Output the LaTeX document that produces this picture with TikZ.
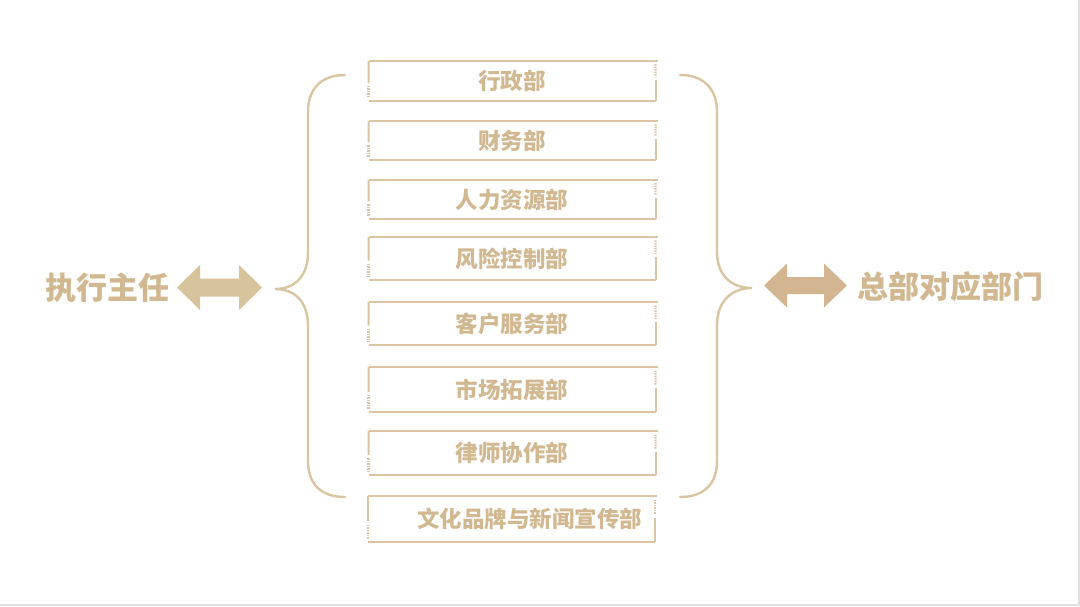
\documentclass[tikz,border=0pt]{standalone}
\usepackage{fontspec}
\newfontfamily\cjk{Noto Sans CJK SC}
\usetikzlibrary{calc}
\definecolor{txtc}{RGB}{210,184,145}
\definecolor{linec}{RGB}{218,197,162}
\definecolor{arrL}{RGB}{216,196,156}
\definecolor{arrR}{RGB}{211,181,146}
\tikzset{
  deptbox/.style={minimum width=287pt, inner sep=0pt, outer sep=0pt, draw=none,
    text=txtc, font=\cjk\bfseries\fontsize{22.5}{26}\selectfont},
  sidelabel/.style={inner sep=0pt, text=txtc, font=\cjk\bfseries\fontsize{31}{36}\selectfont},
  topl/.style={draw=linec, line width=1.6pt},
  botl/.style={draw=linec, line width=2.6pt},
  sidel/.style={draw=linec, line width=2pt},
  dotl/.style={draw=linec, line width=2.2pt, dash pattern=on 1.5pt off 1pt},
  bracel/.style={draw=linec, line width=2.4pt, line cap=round},
}
\begin{document}
\begin{tikzpicture}[x=1pt,y=-1pt]
\useasboundingbox (0,0) rectangle (1080,606);
\fill[white] (0,0) rectangle (1080,606);
\draw[black!12, line width=1.6pt] (0,605) -- (1080,605) (1079.2,0) -- (1079.2,606);
% department boxes
\foreach \n/\y/\h/\t in {b1/81/40/行政部, b2/140.5/39/财务部, b3/199.5/39/人力资源部,
  b4/258.5/43/风险控制部, b5/323.5/43/客户服务部, b6/389.5/45/市场拓展部, b7/453/44/律师协作部}
  \node[deptbox, minimum height=\h pt] (\n) at (512,\y) {\t};
\node[deptbox, minimum height=46pt, text width=261pt, align=right] (b8) at (511.5,519) {文化品牌与新闻宣传部};
\foreach \n in {b1,b2,b3,b4,b5,b6,b7,b8}{
  \draw[topl] (\n.north west) -- ($(\n.north east)+(2,0)$);
  \draw[botl] (\n.south west) -- (\n.south east);
  \draw[sidel] (\n.north west) -- ($(\n.north west)!0.55!(\n.south west)$);
  \draw[dotl] ($(\n.north west)!0.62!(\n.south west)$) -- ($(\n.north west)!0.93!(\n.south west)$);
  \draw[dotl] ($(\n.north east)!0.08!(\n.south east)$) -- ($(\n.north east)!0.40!(\n.south east)$);
  \draw[sidel] ($(\n.north east)!0.47!(\n.south east)$) -- (\n.south east);
}
% side labels
\node[sidelabel] (lead) at (107.5,288) {执行主任};
\node[sidelabel] (hq) at (950,287) {总部对应部门};
% double arrows
\coordinate (la) at (219.5,287.5);
\coordinate (ra) at (805.5,285.5);
\fill[arrL] ($(la)+(-42.5,0)$) -- ($(la)+(-19.5,-22.5)$) -- ($(la)+(-19.5,-9)$) -- ($(la)+(19.5,-9)$)
  -- ($(la)+(19.5,-22.5)$) -- ($(la)+(42.5,0)$) -- ($(la)+(19.5,22.5)$) -- ($(la)+(19.5,9)$)
  -- ($(la)+(-19.5,9)$) -- ($(la)+(-19.5,22.5)$) -- cycle;
\fill[arrR] ($(ra)+(-41.5,0)$) -- ($(ra)+(-18.5,-22)$) -- ($(ra)+(-18.5,-8.5)$) -- ($(ra)+(18.5,-8.5)$)
  -- ($(ra)+(18.5,-22)$) -- ($(ra)+(41.5,0)$) -- ($(ra)+(18.5,22)$) -- ($(ra)+(18.5,8.5)$)
  -- ($(ra)+(-18.5,8.5)$) -- ($(ra)+(-18.5,22)$) -- cycle;
% braces
\draw[bracel] (345,75) .. controls (322,75) and (308,88) .. (308,112) -- (308,252)
  .. controls (308,275) and (296,289) .. (275,289)
  .. controls (296,289) and (308,303) .. (308,326) -- (308,461)
  .. controls (308,485) and (322,497) .. (345,497);
\draw[bracel] (680,75) .. controls (703,75) and (717,88) .. (717,112) -- (717,252)
  .. controls (717,275) and (731,288) .. (752,288)
  .. controls (731,288) and (717,302) .. (717,325) -- (717,461)
  .. controls (717,485) and (703,497) .. (680,497);
\end{tikzpicture}
\end{document}
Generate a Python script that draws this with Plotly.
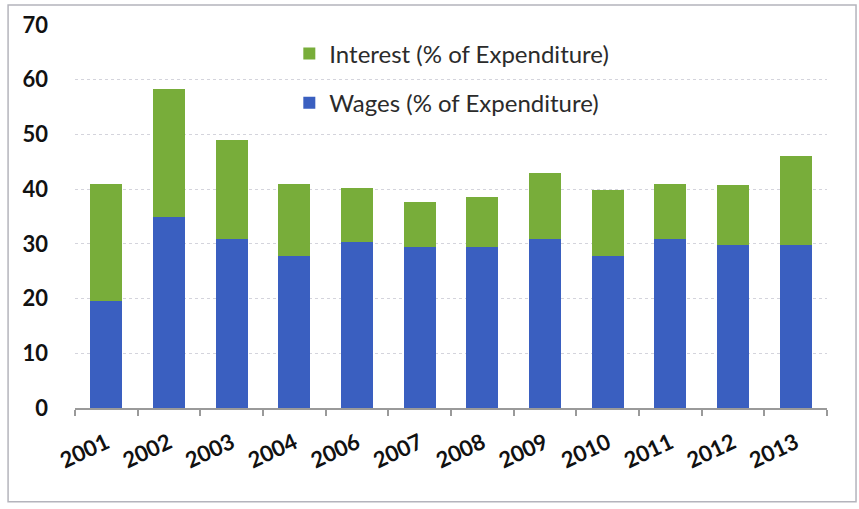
import plotly.graph_objects as go

years = ["2001", "2002", "2003", "2004", "2006", "2007",
         "2008", "2009", "2010", "2011", "2012", "2013"]
wages = [19.5, 35.0, 30.8, 27.8, 30.4, 29.4, 29.4, 30.8, 27.8, 30.8, 29.8, 29.8]
interest = [21.5, 23.3, 18.2, 13.2, 9.8, 8.2, 9.2, 12.2, 12.1, 10.2, 11.0, 16.3]
y_ticks = [0, 10, 20, 30, 40, 50, 60, 70]

BLUE = "#3A5FC0"
GREEN = "#78AD3A"
FONT = "Lato"

fig = go.Figure()
fig.add_trace(go.Bar(x=years, y=wages, name="Wages (% of Expenditure)",
                     marker=dict(color=BLUE, line=dict(width=0)),
                     legendgroup="w", legendrank=2))
fig.add_trace(go.Bar(x=years, y=interest, name="Interest (% of Expenditure)",
                     marker=dict(color=GREEN, line=dict(width=0)),
                     legendgroup="i", legendrank=1))

fig.update_layout(
    width=859, height=509,
    margin=dict(l=75, r=32, t=25, b=101),
    barmode="stack",
    bargap=0.49,
    paper_bgcolor="white",
    plot_bgcolor="white",
    font=dict(family=FONT, color="#1a1a1a"),
    showlegend=True,
    legend=dict(
        x=0.285, y=0.983, xanchor="left", yanchor="top",
        traceorder="grouped", tracegroupgap=15,
        font=dict(family=FONT, size=24, color="#2b2b2b"),
        bgcolor="rgba(0,0,0,0)",
    ),
    xaxis=dict(
        type="category",
        showgrid=False,
        showline=True, linecolor="#9a9a9a", linewidth=1.5,
        ticks="outside", tickson="boundaries", ticklen=6,
        tickcolor="#9a9a9a", tickwidth=1.5,
        tickangle=-25,
        tickfont=dict(family=FONT, size=22, color="#111111", weight="bold"),
        ticklabelstandoff=12,
    ),
    yaxis=dict(
        range=[0, 70],
        tickvals=y_ticks,
        showline=False, zeroline=False,
        showgrid=True, gridcolor="#d4d4dc", griddash="dot", gridwidth=1,
        ticks="",
        tickfont=dict(family=FONT, size=22, color="#111111", weight="bold"),
        ticklabelstandoff=26,
    ),
    shapes=[dict(
        type="rect", xref="paper", yref="paper",
        x0=-0.089, x1=1.0386, y0=-0.245, y1=1.052,
        line=dict(color="#b4b4bc", width=1.5),
        fillcolor="rgba(0,0,0,0)", layer="below",
    )],
)

fig.write_html("out.html")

-------------------------

AIM:
Track down every line of the material containing the string "with", and copy it.

THE RESPONSE:
Output the LaTeX document that produces this picture with TikZ.
Generate a Python script that draws this with Plotly.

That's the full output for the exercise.